I myself have apparently been guilty of the ranting, which is so en vogue these days. According to my loved ones, I sometimes fail to listen. I lecture rather than converse. Occasionally, in discussing the issues of the day, I raise my voice to a level that they characterize as “yelling.” The word “idiot,” which I used to apply exclusively to my dogs, I have been applying to anyone who disagrees with me.

At a dinner party recently, I took an irreverent position on a sensitive, controversial matter. In my zeal to persuade the others at the table that they had fallen into error, I employed stratagems such as rude interruptions, sarcastic asides, whoops of derision, attaching to my antagonists Shakespearean epithets such as “you minimus of hindering knot-grass made : you shallow, beggarly, lily-livered knave : you whoreson, glass-gazing, finical rogue.”

A stunned silence at the table gave me the illusion that my eloquence and iron-clad logic had triumphed. My wife had a different interpretation. “You were yelling,” she said on the way home. “We’ll never be asked out again.” In hopes of saving us from a life of lonely exile, she proposed that I wear one of the dog’s bark collars on social occasions. When my voice becomes too vociferous, the collar rewards me with a electric shock.
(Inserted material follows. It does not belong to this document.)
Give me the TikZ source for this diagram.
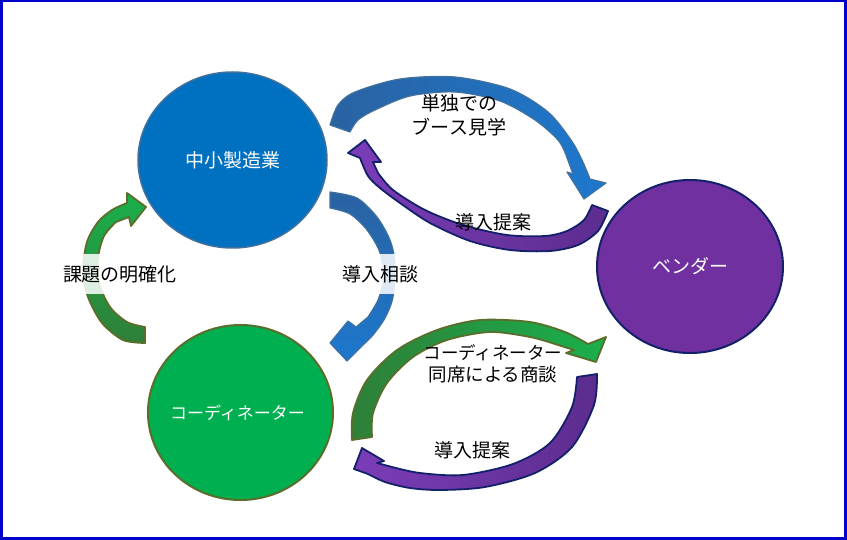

Perfectly humane, of course – just sufficient to encourage behavioral modification.

Now, when I’m out among company and a touchy subject comes up, I just sit there in silence with a daft smile on my face. Any temptation to launch a tirade is discouraged by the inevitably of a jolt. Interestingly enough, I’m much happier than before. When I leave a party I no longer regret what I might have said. People seem to like me more now that I agree with everything they say than they did in the days when I snorted at their assertions, contradicted them and silenced them with a roar.

A good bark collar can be bought for less than $100. Wouldn’t the world be a better place if bark collars were worn by all?